这是一种实现方法(假设您想要重叠结果中的唯一元素):

def over(coll):
     print('Input is:\n', coll)
     # gather the lists that do overlap 
     overlapping = [x for x in coll if any(x_element in [y for k in coll if k != x for y in k] for x_element in x)] 
     # flatten and get unique 
     overlapping = sorted(list(set([z for x in overlapping for z in x]))) 
     # get the rest
     non_overlapping = [x for x in coll if all(y not in overlapping for y in x)] 
     # use the line bellow only if merged non-overlapping elements are desired
     # non_overlapping = sorted([y for x in non_overlapping for y in x]) 
     print('Output is"\n',[overlapping, non_overlapping])
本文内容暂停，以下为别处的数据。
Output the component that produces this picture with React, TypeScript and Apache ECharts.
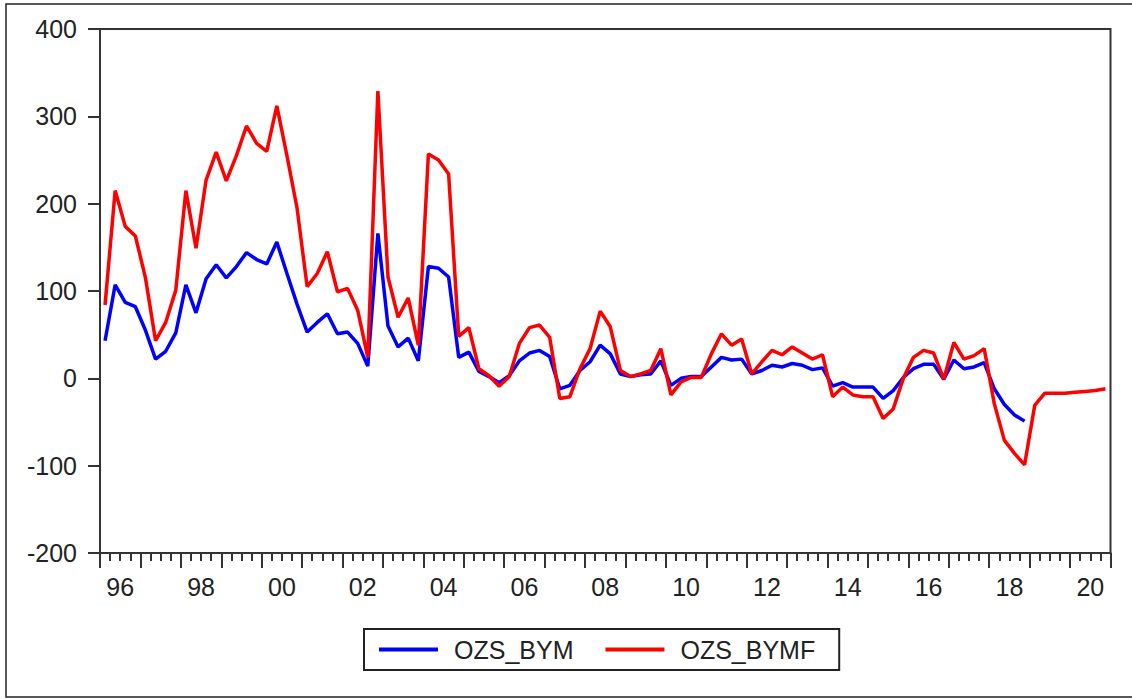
import React, { useEffect, useRef } from "react";
import * as echarts from "echarts";

const YEARS = [
  "96", "97", "98", "99", "00", "01", "02", "03", "04", "05", "06", "07", "08",
  "09", "10", "11", "12", "13", "14", "15", "16", "17", "18", "19", "20",
];
const QUARTER_SUFFIX = ["Q1", "Q2", "Q3", "Q4"];
const QUARTERS = YEARS.flatMap((y) => QUARTER_SUFFIX.map((q) => y + q));

const OZS_BYM: (number | null)[] = [
  43, 107, 87, 82, 55, 22, 31, 52, 107, 75, 114, 130, 115, 128, 144, 136,
  131, 156, 120, 85, 53, 64, 74, 51, 53, 40, 14, 166, 60, 36, 46, 20,
  128, 126, 116, 24, 30, 8, 2, -5, 3, 20, 29, 32, 25, -12, -8, 9,
  19, 38, 28, 5, 2, 4, 5, 20, -8, 0, 2, 2, 13, 24, 21, 22,
  5, 9, 15, 13, 17, 15, 10, 12, -9, -5, -10, -10, -10, -23, -14, 1,
  11, 16, 16, -1, 21, 11, 13, 18, -12, -30, -42, -49,
  null, null, null, null, null, null, null, null,
];

const OZS_BYMF: number[] = [
  84, 215, 174, 163, 115, 43, 64, 101, 215, 149, 227, 259, 226, 255, 289, 269,
  260, 312, 255, 195, 105, 120, 145, 99, 103, 78, 24, 329, 116, 70, 92, 38,
  257, 250, 234, 48, 58, 11, 3, -9, 2, 40, 58, 61, 47, -23, -21, 11,
  34, 77, 59, 9, 2, 5, 9, 34, -19, -4, 1, 1, 28, 51, 38, 45,
  5, 19, 32, 27, 36, 29, 22, 27, -21, -10, -19, -21, -21, -46, -35, 0,
  24, 32, 29, -1, 41, 22, 26, 34, -29, -71, -86, -99,
  -31, -17, -17, -17, -16, -15, -14, -12,
];

const Y_MIN = -200;
const Y_MAX = 400;
const Y_STEP = 100;

const AXIS_COLOR = "#333333";
const TEXT_COLOR = "#222222";
const FONT = "'Liberation Sans', Arial, sans-serif";

export default function App() {
  const ref = useRef<HTMLDivElement>(null);

  useEffect(() => {
    document.body.style.margin = "0";
    if (!ref.current) return;
    const chart = echarts.init(ref.current, null, { renderer: "svg" });
    chart.setOption({
      animation: false,
      backgroundColor: "#ffffff",
      textStyle: { fontFamily: FONT },
      grid: {
        left: 100,
        right: 21.5,
        top: 29,
        bottom: 146,
        show: true,
        borderColor: AXIS_COLOR,
        borderWidth: 2,
        backgroundColor: "transparent",
      },
      xAxis: [
        {
          type: "category",
          data: QUARTERS,
          position: "bottom",
          boundaryGap: true,
          axisLine: {
            show: true,
            onZero: false,
            lineStyle: { color: AXIS_COLOR, width: 2 },
          },
          axisTick: {
            show: true,
            interval: 0,
            length: 8,
            lineStyle: { color: AXIS_COLOR, width: 2 },
          },
          axisLabel: { show: false },
          splitLine: { show: false },
        },
        {
          type: "category",
          data: YEARS,
          position: "bottom",
          boundaryGap: true,
          axisLine: { show: false, onZero: false },
          axisTick: {
            show: true,
            interval: 0,
            length: 15,
            lineStyle: { color: AXIS_COLOR, width: 2 },
          },
          axisLabel: {
            show: true,
            interval: 1,
            margin: 21,
            fontSize: 25,
            color: TEXT_COLOR,
            fontFamily: FONT,
          },
          splitLine: { show: false },
        },
      ],
      yAxis: {
        type: "value",
        min: Y_MIN,
        max: Y_MAX,
        interval: Y_STEP,
        axisLine: { show: true, lineStyle: { color: AXIS_COLOR, width: 2 } },
        axisTick: {
          show: true,
          length: 12,
          lineStyle: { color: AXIS_COLOR, width: 2 },
        },
        axisLabel: {
          margin: 23,
          fontSize: 25,
          color: TEXT_COLOR,
          fontFamily: FONT,
          padding: [0, 0, 7, 0],
        },
        splitLine: { show: false },
      },
      legend: {
        show: true,
        left: 364,
        top: 629,
        orient: "horizontal",
        icon: "rect",
        itemWidth: 59,
        itemHeight: 4,
        itemGap: 32,
        padding: [8, 24, 8, 15],
        borderColor: "#222222",
        borderWidth: 2,
        textStyle: {
          fontSize: 25,
          color: TEXT_COLOR,
          fontFamily: FONT,
          padding: [0, 0, 0, 11],
        },
        data: ["OZS_BYM", "OZS_BYMF"],
      },
      graphic: [
        {
          type: "rect",
          silent: true,
          shape: { x: 6, y: 4, width: 1140, height: 693 },
          style: { fill: "none", stroke: "#222222", lineWidth: 1.5 },
        },
      ],
      series: [
        {
          name: "OZS_BYM",
          type: "line",
          xAxisIndex: 0,
          data: OZS_BYM,
          symbol: "none",
          connectNulls: false,
          lineStyle: { color: "#0000ff", width: 3.5 },
          itemStyle: { color: "#0000ff" },
        },
        {
          name: "OZS_BYMF",
          type: "line",
          xAxisIndex: 0,
          data: OZS_BYMF,
          symbol: "none",
          lineStyle: { color: "#ff0000", width: 3.5 },
          itemStyle: { color: "#ff0000" },
        },
      ],
    });
    return () => chart.dispose();
  }, []);

  return <div ref={ref} style={{ width: 1132, height: 699 }} />;
}
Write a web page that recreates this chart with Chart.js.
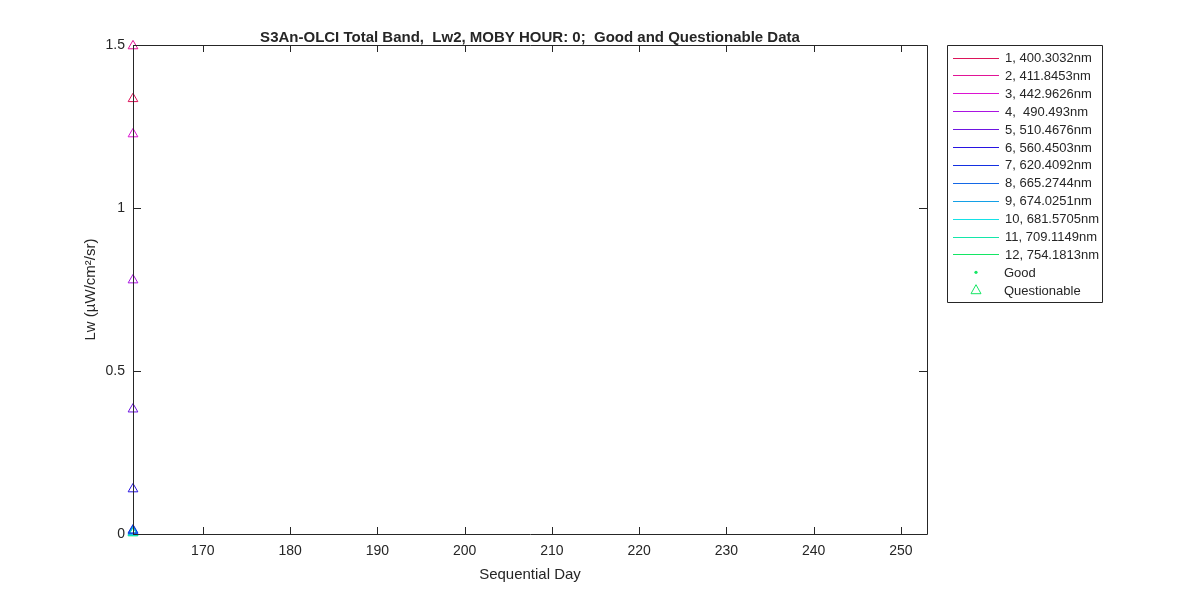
<!DOCTYPE html>
<html>
<head>
<meta charset="utf-8">
<script src="https://cdn.jsdelivr.net/npm/chart.js@4"></script>
<style>
  html, body { margin: 0; padding: 0; background: #fff; }
</style>
</head>
<body>
<canvas id="lwChart" width="1200" height="600"></canvas>
<script>
// band names shown in the legend
const bandLabels = [
    '1, 400.3032nm', '2, 411.8453nm', '3, 442.9626nm', '4,  490.493nm',
    '5, 510.4676nm', '6, 560.4503nm', '7, 620.4092nm', '8, 665.2744nm',
    '9, 674.0251nm', '10, 681.5705nm', '11, 709.1149nm', '12, 754.1813nm'
];
const bandColors = [
    '#DC145A', '#E11496', '#DC14D2', '#AA14E1', '#6E14E1', '#2814E1',
    '#1430E1', '#1468E6', '#14A0E6', '#14E1E6', '#14E6AA', '#14E664'
];
// one questionable sample per band, all on the same day
const seqDay = [162];
const lwValues = [1.335, 1.497, 1.227, 0.779, 0.383, 0.138, 0.012, 0.010, 0.008, 0.006, 0.004, 0.003];
const xTickVals = [170, 180, 190, 200, 210, 220, 230, 240, 250];
const yTickVals = [0, 0.5, 1, 1.5];
const markerLabels = ['Good', 'Questionable'];

const textColor = '#262626';
const fontFamily = '"Liberation Sans", Arial, Helvetica, sans-serif';

const datasets = bandLabels.map((label, i) => ({
    label: label,
    data: seqDay.map(d => ({ x: d, y: lwValues[i] })),
    showLine: false,
    pointStyle: 'triangle',
    pointRadius: 5.6,
    pointBorderWidth: 1,
    borderColor: bandColors[i],
    backgroundColor: 'rgba(0,0,0,0)',
    clip: false
}));

const matlabFrame = {
    id: 'matlabFrame',
    afterDraw(chart) {
        const ctx = chart.ctx;
        const a = chart.chartArea;
        const xs = chart.scales.x;
        const ys = chart.scales.y;
        ctx.save();
        ctx.strokeStyle = textColor;
        ctx.lineWidth = 1;
        ctx.beginPath();
        ctx.rect(Math.round(a.left) + 0.5, Math.round(a.top) + 0.5,
            Math.round(a.right - a.left), Math.round(a.bottom - a.top));
        // inward ticks on all four sides
        xTickVals.forEach(v => {
            const px = Math.round(xs.getPixelForValue(v)) + 0.5;
            ctx.moveTo(px, a.bottom); ctx.lineTo(px, a.bottom - 7);
            ctx.moveTo(px, a.top); ctx.lineTo(px, a.top + 7);
        });
        yTickVals.forEach(v => {
            const py = Math.round(ys.getPixelForValue(v)) + 0.5;
            ctx.moveTo(a.left, py); ctx.lineTo(a.left + 8, py);
            ctx.moveTo(a.right, py); ctx.lineTo(a.right - 8, py);
        });
        ctx.stroke();

        // title and axis labels
        ctx.fillStyle = textColor;
        ctx.textAlign = 'center';
        ctx.textBaseline = 'alphabetic';
        ctx.font = 'bold 15px ' + fontFamily;
        ctx.fillText('S3An-OLCI Total Band,  Lw2, MOBY HOUR: 0;  Good and Questionable Data',
            (a.left + a.right) / 2, 41.5);
        ctx.font = '15px ' + fontFamily;
        ctx.fillText('Sequential Day', (a.left + a.right) / 2, 579);
        ctx.save();
        ctx.translate(95, (a.top + a.bottom) / 2);
        ctx.rotate(-Math.PI / 2);
        ctx.fillText('Lw (\u00b5W/cm\u00b2/sr)', 0, 0);
        ctx.restore();

        // legend box
        const lx = 947, ly = 45, lw = 155, lh = 257;
        ctx.beginPath();
        ctx.rect(lx + 0.5, ly + 0.5, lw, lh);
        ctx.stroke();
        ctx.font = '13px ' + fontFamily;
        ctx.textAlign = 'left';
        ctx.textBaseline = 'middle';
        const rowY = i => 57.5 + 17.9 * i;
        bandLabels.forEach((label, i) => {
            const y = Math.round(rowY(i)) + 0.5;
            ctx.strokeStyle = bandColors[i];
            ctx.beginPath();
            ctx.moveTo(953, y); ctx.lineTo(999, y);
            ctx.stroke();
            ctx.fillStyle = textColor;
            ctx.fillText(label, 1005, rowY(i) + 1);
        });
        const green = bandColors[bandColors.length - 1];
        const gy = rowY(12), qy = rowY(13);
        ctx.fillStyle = green;
        ctx.beginPath();
        ctx.arc(976, gy, 1.6, 0, Math.PI * 2);
        ctx.fill();
        ctx.strokeStyle = green;
        ctx.beginPath();
        ctx.moveTo(976, qy - 5.5); ctx.lineTo(981, qy + 3.5); ctx.lineTo(971, qy + 3.5); ctx.closePath();
        ctx.stroke();
        ctx.fillStyle = textColor;
        ctx.fillText(markerLabels[0], 1004, gy + 1);
        ctx.fillText(markerLabels[1], 1004, qy + 1);
        ctx.restore();
    }
};

new Chart(document.getElementById('lwChart').getContext('2d'), {
    type: 'scatter',
    data: { datasets: datasets },
    options: {
        responsive: false,
        animation: false,
        devicePixelRatio: 1,
        layout: { padding: { left: 0, right: 273, top: 45, bottom: 0 } },
        plugins: {
            legend: { display: false },
            title: { display: false },
            tooltip: { enabled: false }
        },
        scales: {
            x: {
                type: 'linear',
                min: 162,
                max: 253,
                grid: { display: false, drawTicks: false, tickLength: 0 },
                border: { display: false },
                afterBuildTicks: scale => { scale.ticks = xTickVals.map(v => ({ value: v })); },
                afterFit: scale => { scale.height = 66; },
                ticks: {
                    color: textColor,
                    font: { family: fontFamily, size: 14 },
                    padding: 9,
                    maxRotation: 0
                }
            },
            y: {
                type: 'linear',
                min: 0,
                max: 1.5,
                grid: { display: false, drawTicks: false, tickLength: 0 },
                border: { display: false },
                afterBuildTicks: scale => { scale.ticks = yTickVals.map(v => ({ value: v })); },
                afterFit: scale => { scale.width = 133; },
                ticks: {
                    color: textColor,
                    font: { family: fontFamily, size: 14 },
                    padding: 8,
                    callback: v => String(v)
                }
            }
        }
    },
    plugins: [matlabFrame]
});
</script>
</body>
</html>
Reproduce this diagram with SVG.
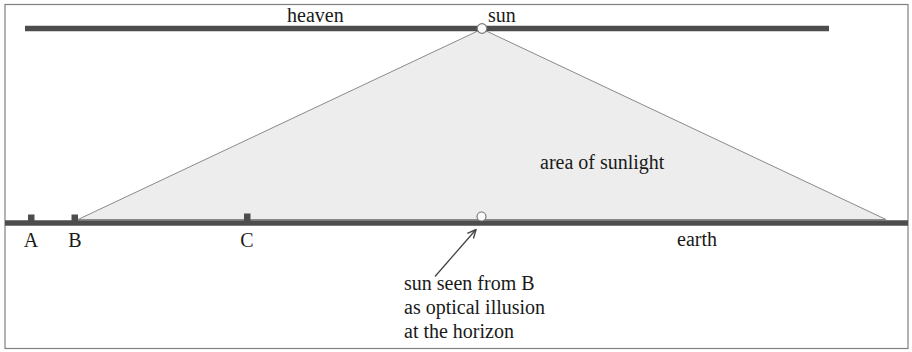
<svg xmlns="http://www.w3.org/2000/svg" width="912" height="352" viewBox="0 0 912 352">
<style>
text{font-family:"Liberation Serif","Times New Roman","DejaVu Serif",serif;font-size:20px;fill:#1a1a1a}
.bar{stroke:#4d4d4d;stroke-width:5.5}
.mark{fill:#4d4d4d}
.pt{fill:#fafafa;stroke:#7a7a7a;stroke-width:1.2}
</style>
<defs>
<marker id="ah" viewBox="0 0 10 10" refX="9.5" refY="5" markerWidth="10" markerHeight="10" orient="auto" markerUnits="userSpaceOnUse"><path d="M1,1 L9.5,5 L1,9" fill="none" stroke="#444" stroke-width="1.4" stroke-linejoin="miter"/></marker>
</defs>
<rect x="0" y="0" width="912" height="352" fill="#fff"/>
<rect x="5" y="4.5" width="903" height="344" fill="none" stroke="#808080" stroke-width="1.2"/>
<g id="sunlight">
<polygon points="482,29 78,219.5 886,219.5" fill="#ededed" stroke="#8a8a8a" stroke-width="1"/>
<text x="540" y="169">area of sunlight</text>
</g>
<g id="heaven">
<line class="bar" x1="25" y1="28.5" x2="829" y2="28.5"/>
<text x="287" y="22">heaven</text>
</g>
<g id="earth">
<line class="bar" x1="5" y1="223" x2="908" y2="223"/>
<text x="677" y="246">earth</text>
</g>
<g id="sun">
<circle class="pt" cx="482" cy="28.5" r="4.8"/>
<text x="488" y="22">sun</text>
</g>
<g id="A">
<rect class="mark" x="28" y="214.5" width="6.5" height="7"/>
<text x="31" y="246.5" text-anchor="middle">A</text>
</g>
<g id="B">
<rect class="mark" x="71.5" y="214.5" width="6.5" height="7"/>
<text x="75" y="246.5" text-anchor="middle">B</text>
</g>
<g id="C">
<rect class="mark" x="244" y="213.5" width="6.5" height="8"/>
<text x="247" y="246.5" text-anchor="middle">C</text>
</g>
<g id="illusion">
<circle class="pt" cx="481.5" cy="216.5" r="4.5"/>
<text x="404" y="290">sun seen from B</text>
<text x="404" y="314">as optical illusion</text>
<text x="404" y="338">at the horizon</text>
</g>
<g id="connectors">
<line x1="435" y1="276.5" x2="476" y2="229.5" stroke="#444" stroke-width="1.3" marker-end="url(#ah)"/>
</g>
</svg>
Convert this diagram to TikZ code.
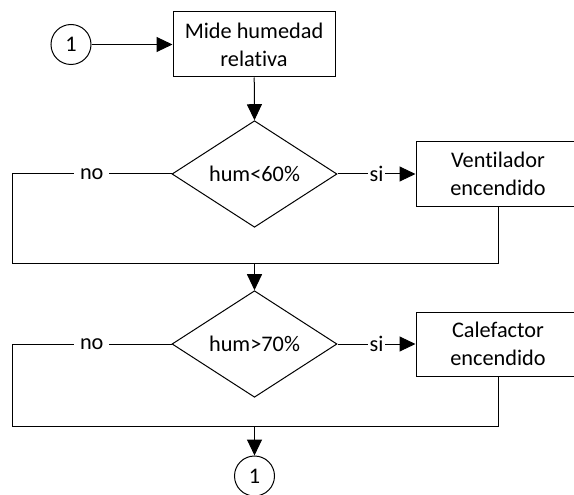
\documentclass[tikz,border=0pt]{standalone}
\usepackage{fontspec}
\setmainfont{Carlito}[Ligatures=NoCommon]
\usetikzlibrary{arrows.meta,shapes.geometric}
\begin{document}
\begin{tikzpicture}[x=1pt,y=-1pt,
  font=\fontsize{22.3}{28}\selectfont,
  conn/.style={draw, line width=1pt},
  arr/.style={conn, -{Triangle[length=16pt,width=15pt]}},
  procbox/.style={draw, line width=1pt, rectangle, align=center, inner sep=0pt},
  decision/.style={draw, line width=1pt, diamond, inner sep=0pt,
    minimum width=165pt, minimum height=98pt},
  connector/.style={draw, line width=1pt, circle, inner sep=0pt, minimum size=40pt},
  lbl/.style={fill=white, inner ysep=2pt}
]
\useasboundingbox (0,0) rectangle (574,495);
\clip (0,0) rectangle (574,495);

% blocks
\node[connector] (c1) at (71,44.5) {1};
\node[procbox, minimum width=162pt, minimum height=65pt] (b1) at (254,44.5)
  {Mide humedad\\relativa};
\node[decision] (d1) at (254.5,174) {hum<60\%};
\node[procbox, minimum width=164pt, minimum height=64pt] (b2) at (498,174)
  {Ventilador\\encendido};
\node[decision] (d2) at (254.5,344) {hum>70\%};
\node[procbox, minimum width=164pt, minimum height=64pt] (b3) at (498,344)
  {Calefactor\\encendido};
\node[connector] (c2) at (254.5,476) {1};

% corners of the bypass loops
\coordinate (n1) at (12,174);
\coordinate (m1) at (12,263);
\coordinate (j1) at (254.5,263);
\coordinate (n2) at (12,344);
\coordinate (m2) at (12,426);
\coordinate (j2) at (254.5,426);

% flow
\draw[arr] (c1) -- (b1);
\draw[arr] (b1) -- (d1.north);
\draw[arr] (d1.east) -- node[lbl, inner xsep=2pt]{si} (b2.west);
\draw[conn] (d1.west) -- node[lbl, inner xsep=6pt]{no} (n1) -- (m1) -| (b2.south);
\draw[arr] (j1) -- (d2.north);
\draw[arr] (d2.east) -- node[lbl, inner xsep=2pt]{si} (b3.west);
\draw[conn] (d2.west) -- node[lbl, inner xsep=6pt]{no} (n2) -- (m2) -| (b3.south);
\draw[arr] (j2) -- (c2.north);
\end{tikzpicture}
\end{document}
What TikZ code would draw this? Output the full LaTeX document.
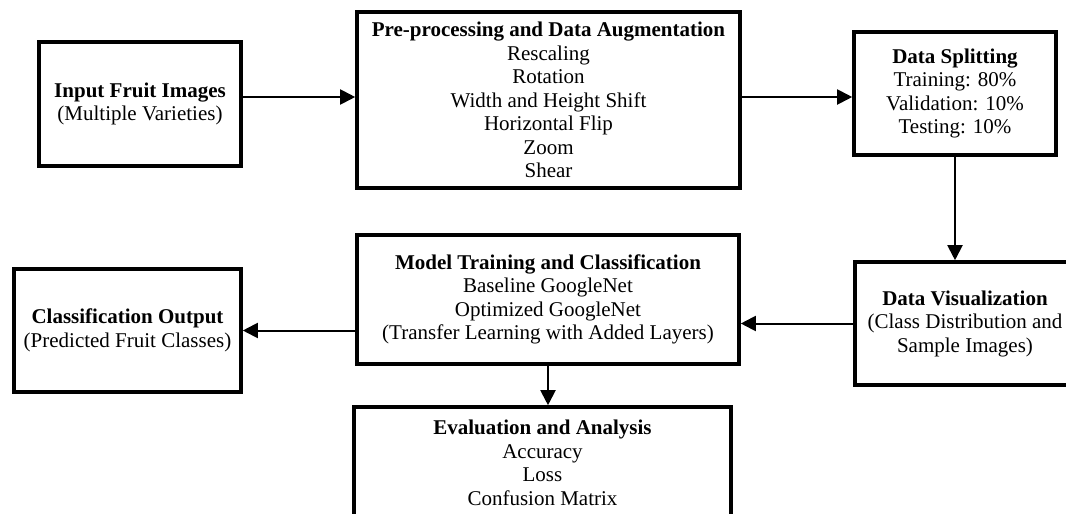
\documentclass[tikz,border=0pt]{standalone}
\usepackage{fontspec}
\setmainfont{Liberation Serif}
\usetikzlibrary{arrows.meta}
\begin{document}
\begin{tikzpicture}[x=1pt,y=-1pt,
  box/.style={draw=black,line width=3.6pt,rectangle,align=center,inner sep=0pt,
    font=\fontsize{21}{23.5}\selectfont},
  arr/.style={line width=2pt,-{Triangle[length=15pt,width=15pt]}}]
\useasboundingbox (0,0) rectangle (1066,514);
\clip (0,0) rectangle (1066,514);
\node[box,minimum width=202pt,minimum height=124pt] (in) at (140,104)
  {\textbf{Input Fruit Images}\\(Multiple Varieties)};
\node[box,minimum width=383pt,minimum height=176pt] (pre) at (548.5,100)
  {\textbf{Pre-processing and Data Augmentation}\\Rescaling\\Rotation\\Width and Height Shift\\Horizontal Flip\\Zoom\\Shear};
\node[box,minimum width=202pt,minimum height=123pt] (split) at (955,93.5)
  {\textbf{Data Splitting}\\Training: 80\%\\Validation: 10\%\\Testing: 10\%};
\node[box,minimum width=220pt,minimum height=123pt] (vis) at (965,323.5)
  {\textbf{Data Visualization}\\(Class Distribution and\\Sample Images)};
\node[box,minimum width=382pt,minimum height=129pt] (model) at (548,299.5)
  {\textbf{Model Training and Classification}\\Baseline GoogleNet\\Optimized GoogleNet\\(Transfer Learning with Added Layers)};
\node[box,minimum width=227pt,minimum height=123pt] (cls) at (127.5,330.5)
  {\textbf{Classification Output}\\(Predicted Fruit Classes)};
\node[box,minimum width=377pt,minimum height=112pt] (eval) at (542.5,463)
  {\textbf{Evaluation and Analysis}\\Accuracy\\Loss\\Confusion Matrix};
\coordinate (r1) at (0,97);
\draw[arr] (in.east |- r1) -- (pre.west |- r1);
\draw[arr] (pre.east |- r1) -- (split.west |- r1);
\draw[arr] (split.south) -- (split.south |- vis.north);
\draw[arr] (vis.west) -- (vis.west -| model.east);
\draw[arr] (model.west |- cls.east) -- (cls.east);
\draw[arr] (model.south) -- (model.south |- eval.north);
\end{tikzpicture}
\end{document}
coll = [['aaaa', 'aaab', 'abaa'],
        ['bbbb', 'bbbb'], 
        ['aaaa', 'bbbb'], 
        ['dddd', 'dddd'],
        ['bbbb', 'bbbb', 'cccc','aaaa']]
over(coll)
coll = [['aaaa', 'aaaa'], ['bbbb', 'bbbb']]
over(coll)

输出:

$ python3 over.py                                                                                                                                                              -- NORMAL --
Input is:
 [['aaaa', 'aaab', 'abaa'], ['bbbb', 'bbbb'], ['aaaa', 'bbbb'], ['dddd', 'dddd'], ['bbbb', 'bbbb', 'cccc', 'aaaa']]
Output is"
 [['aaaa', 'aaab', 'abaa', 'bbbb', 'cccc'], [['dddd', 'dddd']]]
Input is:
 [['aaaa', 'aaaa'], ['bbbb', 'bbbb']]
Output is"
 [[], [['aaaa', 'aaaa'], ['bbbb', 'bbbb']]]


答案 1 :(得分:1)

您可以使用连续合并方法对集合进行此操作:

coll = [['aaaa', 'aaab', 'abaa'],
        ['bbbb', 'bbbb'], 
        ['aaaa', 'bbbb'], 
        ['dddd', 'dddd'],
        ['bbbb', 'bbbb', 'cccc','aaaa'],
        ['eeee','eeef','gggg','gggi'],
        ['gggg','hhhh','iiii']]

pooled = [set(subList) for subList in coll]
merging = True
while merging:
    merging=False
    for i,group in enumerate(pooled):
        merged = next((g for g in pooled[i+1:] if g.intersection(group)),None)
        if not merged: continue
        group.update(merged)
        pooled.remove(merged)
        merging = True

print(pooled)
# [{'aaaa', 'abaa', 'aaab', 'cccc', 'bbbb'}, {'dddd'}, {'gggg', 'eeef', 'eeee', 'hhhh', 'gggi', 'iiii'}]

答案 2 :(得分:0)

根据评论中alkasm的建议,我使用了networkx:

import networkx as nx

coll = [['aaaa', 'aaab', 'abaa'],
        ['bbbb', 'bbbb'], 
        ['aaaa', 'bbbb'], 
        ['dddd', 'dddd'],
        ['bbbb', 'bbbb', 'cccc','aaaa'],
        ['eeee','eeef','gggg','gggi'],
        ['gggg','hhhh','iiii']]

edges = []
for i in range(len(coll)):
    a = coll[i]
    for j in range(len(coll)):
        if i != j:
            b = coll[j]
            if set(a).intersection(set(b)):
                edges.append((i,j))

G = nx.Graph()
G.add_nodes_from(range(len(coll)))
G.add_edges_from(edges)

for c in nx.connected_components(G):
    combined_lists = [coll[i] for i in c]
    flat_list = [item for sublist in combined_lists for item in sublist]
    print(set(flat_list))

输出:

{'cccc', 'bbbb', 'aaab', 'aaaa', 'abaa'}
{'dddd'}
{'eeef', 'eeee', 'hhhh', 'gggg', 'gggi', 'iiii'}

毫无疑问,这可以优化,但是现在看来已经解决了我的问题。